I would start from a position of believing that to be the case
in Northern Ireland. I am happy to look at it and come back to
you.
Q551 Chairman: There is a difference
between the United States and Northern Ireland. I do not want
to offend my different friends in the many different political
spectrums in Northern Ireland. Also, on transaction charges, there
are charges when you write a cheque, for a direct debit payment
or draw money from an ATM. If you bank with Ulster Bank, the breakdown
of these charges is as follows: manual debit, 58p; automatic debit,
43p; switch debit, 44p; cheques and standing orders, 58p. Again,
neither Nat West nor RBS charge their customers for making the
above sorts of transactions. It seems a bit of a raw deal.
Sir Fred Goodwin: I am not armed
with the information. I will get the chief executive of Ulster
Bank to draw up a response to that. [3]
Chairman: Thank you. Can I thank all
of you for your attendance this morning? It has been extremely
helpful for us because we have a common agenda here and we wish
to see that pursued to its satisfactory conclusion. We hope as
a Committee to issue a short report on this and to continue this
discussion with yourselves but on the issues this morning we have
agreed that we are all moving forward on a summary box and monthly
statements. All of you are thinking of possibly looking further
at using the style used by Barclaycard for minimum repayment scenarios.

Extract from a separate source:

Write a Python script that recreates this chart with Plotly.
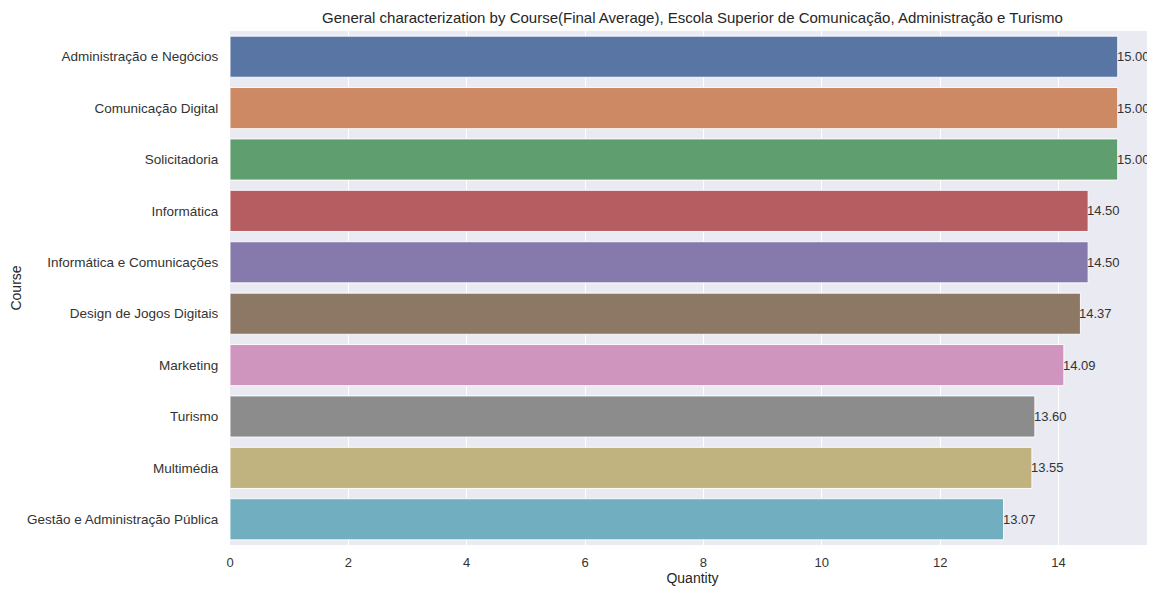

On interest calculation methods, we all agree that the present
system is far from ideal. There is still quite a lot of work to
do on that. I believe all of you are looking to supplying written
information to the Committee on the types of cost which fall on
banks giving rise to penalty charges. On data sharing, progress
has been made with the APACS agreement but again there is much
more to be done there. I believe that you will look at issuing
credit card cheques on an opt in basis only (but with no expectation
of movement). However, we will leave you to look at that. I think
it has been very constructive for all of us on the Committee and
hopefully for yourselves. You know that we are going to be conducting
a financial inclusion inquiry and we just have a few tail end
questions on that. I would like you to take back our thanks to
APACS, in particular, to Sandra Quinn and others, because we have
become constant friends over the past 18 months or so and they
have progressed things a lot for us on that. Mr Flynn, you can
give my regards to Charles Krulak. He came and entertained us
with his hearts and minds scenarios. He sent us a nice letter
as he departed for the United States. Mr Varley, you can give
your thanks as well to your predecessor. We have a fond and deep
appreciation of him. We look forward to continuing our relationship
with you. Thank you very much for your attendance this morning.